On This Date in History: Property Rights Won Big in the Supreme Court
June 29, 1992 was a great day for property rights advocates. But what came later wasn’t so good.
On this date in 1992, the property rights movement achieved its greatest victory in the form of the Supreme Court’s Lucas ruling. The campaign to protect property rights seemed to have huge momentum. But things didn’t work out that way. For property rights advocates, Lucas turned out to be a false dawn.
Mr. Lucas owned land on a barrier island off the South Carolina coast. Alarmed by the risks of building on such vulnerable areas, the South Carolina passed a law limiting new construction in risky locations. As a result, Lucas couldn’t build anything on the land, which allegedly reduced the value of the land to zero. In a sweeping opinion by Justice Scalia, the Supreme Court held that the law violated Lucas’s property rights. The heart of Justice Scalia’s opinion is that a regulation that eliminates the economic value of property is a “taking” of private property.
The state government argued that the regulation was justified because it would prevent serious public harm. Building on undeveloped land would harm the environment and could cause erosion, endangering nearby houses. Justice Blackmun’s dissent argued that the state was entitled to prevent landowners from harming the public. He saw a commonsense distinction between preventing someone to harm the public and forcing them to benefit the public.
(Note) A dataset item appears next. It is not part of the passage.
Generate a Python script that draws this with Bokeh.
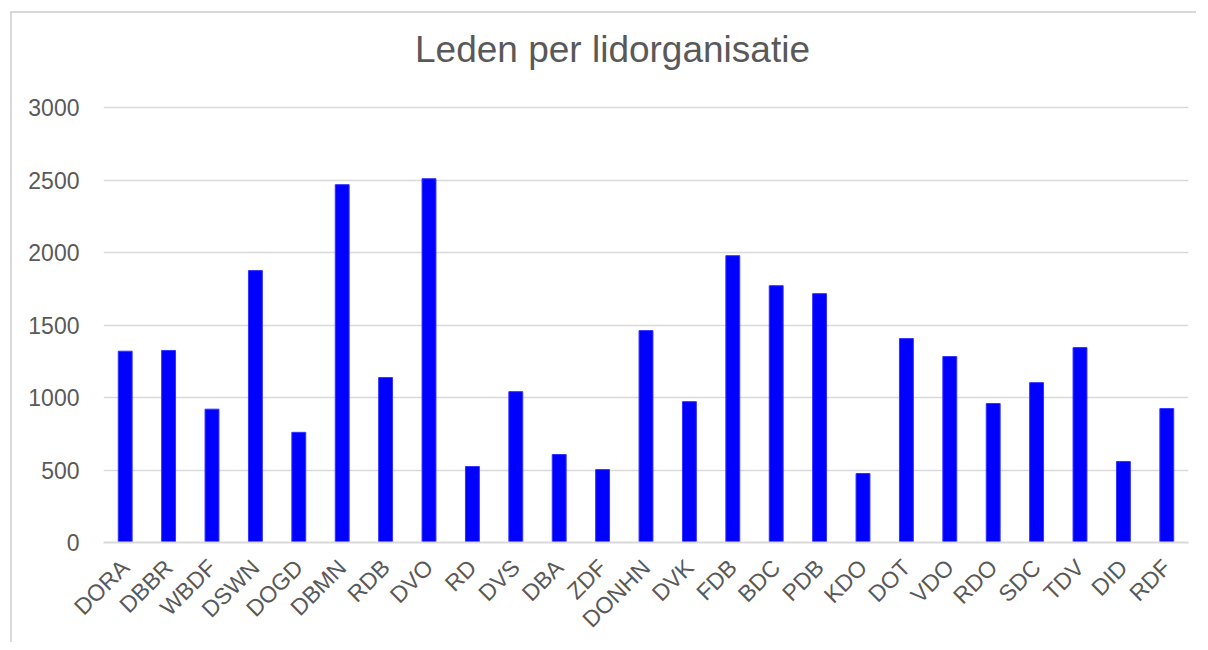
import math
from bokeh.plotting import figure
from bokeh.models import ColumnDataSource, FixedTicker, Range1d, Label
from bokeh.embed import file_html
from bokeh.resources import INLINE

title_text = "Leden per lidorganisatie"
categories = ["DORA", "DBBR", "WBDF", "DSWN", "DOGD", "DBMN", "RDB", "DVO", "RD", "DVS",
              "DBA", "ZDF", "DONHN", "DVK", "FDB", "BDC", "PDB", "KDO", "DOT", "VDO",
              "RDO", "SDC", "TDV", "DID", "RDF"]
members = [1320, 1325, 920, 1876, 760, 2469, 1138, 2510, 524, 1041,
           607, 503, 1462, 972, 1979, 1772, 1717, 476, 1407, 1283,
           959, 1103, 1345, 559, 924]
y_ticks = [0, 500, 1000, 1500, 2000, 2500, 3000]

source = ColumnDataSource(data=dict(cat=categories, val=members))

# headroom above 3000 leaves room for the title inside the (invisible) frame
p = figure(x_range=categories, y_range=Range1d(0, 3650), width=1186, height=631,
           output_backend="svg", toolbar_location=None)
p.margin = (11, 0, 0, 10)
p.styles = {"border-left": "2px solid #d9d9d9", "border-top": "2px solid #d9d9d9"}

p.vbar(x="cat", top="val", width=0.32, source=source,
       fill_color="#0000FF", line_color="#3333ff", line_width=1)

p.min_border_left = 91
p.min_border_right = 10
p.min_border_top = 0
p.min_border_bottom = 100

title = Label(x=509, y=3400, x_units="screen", y_units="data", text=title_text,
              text_font="Liberation Sans", text_font_size="37px", text_color="#595959",
              text_align="center", text_baseline="alphabetic")
p.add_layout(title)

p.outline_line_color = None
p.background_fill_color = "white"
p.border_fill_color = "white"

p.xgrid.grid_line_color = None
p.ygrid.grid_line_color = "#d9d9d9"
p.ygrid.grid_line_width = 1.5

p.yaxis.ticker = FixedTicker(ticks=y_ticks)
p.yaxis.axis_line_color = None
p.yaxis.major_tick_line_color = None
p.yaxis.minor_tick_line_color = None
p.yaxis.major_label_text_font = "Liberation Sans"
p.yaxis.major_label_text_font_size = "23px"
p.yaxis.major_label_text_color = "#595959"
p.yaxis.major_label_standoff = 18

p.xaxis.axis_line_color = "#d9d9d9"
p.xaxis.axis_line_width = 2
p.xaxis.major_tick_line_color = None
p.xaxis.minor_tick_line_color = None
p.xaxis.major_label_orientation = math.pi / 4
p.xaxis.major_label_text_font = "Liberation Sans"
p.xaxis.major_label_text_font_size = "23px"
p.xaxis.major_label_text_color = "#595959"
p.xaxis.major_label_standoff = 15

open("out.html", "w").write(file_html(p, INLINE))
Justice Scalia, however, viewed this difference as illusory. For him, withholding a benefit and imposing a harm were just two sides of the same coin. I realize this seems weird — it seems to mean that you could equally well say that someone harms me by punching me in the nose or that they just withheld the benefit of leaving my nose alone. But I’m just a simple country lawyer, not a Supreme Court Justice.
Justice Scalia did recognize one circumstance where a state regulation could validly deprive land of all value. That exception is when the regulation merely duplicates what a court would have ruled without the law. For example, under some circumstances, a court would issue an injunction against using the land in a way that harms others under the common law doctrine of nuisance. A state law that had the same effect would be valid. But a state law could not expand on the long-standing rules of the common law.
Justice Scalia’s opinion seemed to create a nearly absolute rule against state regulations requiring land to be kept in its natural state, except in the rare circumstance where the old-fashioned nuisance doctrine applied. No new-fangled environmental restrictions allowed!
Property rights advocates were jubilant. But the thirty-eight years since Lucas was decided turned out to be one long retreat from Justice Scalia’s vision.
Justice Scalia’s opinion itself recognized one of the problems. His rule required that a regulation destroy 100% of the value of the property. The difficult was knowing how to define the “property” in question. For instance, suppose that a law prohibited any use of property, but only for a limited time. During that limited time, the property could not be used, but it could be used later. In a later opinion written by Justice Stevens, the Court held that the Scalia rule did not apply. Or what if a law prohibited any use of part of the land but allowed use of other parts? In another written opinion by Justice Stevens, the Court ruled that Justice Scalia’s rule didn’t apply. The upshot of all this is that it became harder and harder to find a “100% taking.”
Justice Scalia’s rule ran into another problem, too. It turns out that there are other common law doctrines, besides nuisance, that can prevent development of land. One of those is the public trust doctrine, which protects the public’s interest in land that is regularly submerged. States like California give a broad interpretation to this doctrine, which takes a chunk out of Scalia’s rule.
The nadir of the Lucas rule is a case called Murr. Justice Kennedy had joined Justice Scalia’s opinion in Lucas, but he had never fully bought into Scalia’s reasoning. In Murr, he went a long way toward gutting Lucas. Kennedy’s opinion in Murr further broadened Justice Stevens’s approach, at the expense of Scalia’s hard-and-fast rule. Kennedy also indicated that environmental laws, not just old common law doctrines, could provide limits on property rights.
Lucas has not been overruled. It continues to operate in a small number of land use cases every year. But Justice Scalia’s rule is now a battered remnant of its former self. Of course, all this could change, with new conservative Supreme Court appointments. For now, however, Scalia’s 1992 opinion remains the high water mark of the property rights movement, and the tide has turned since them.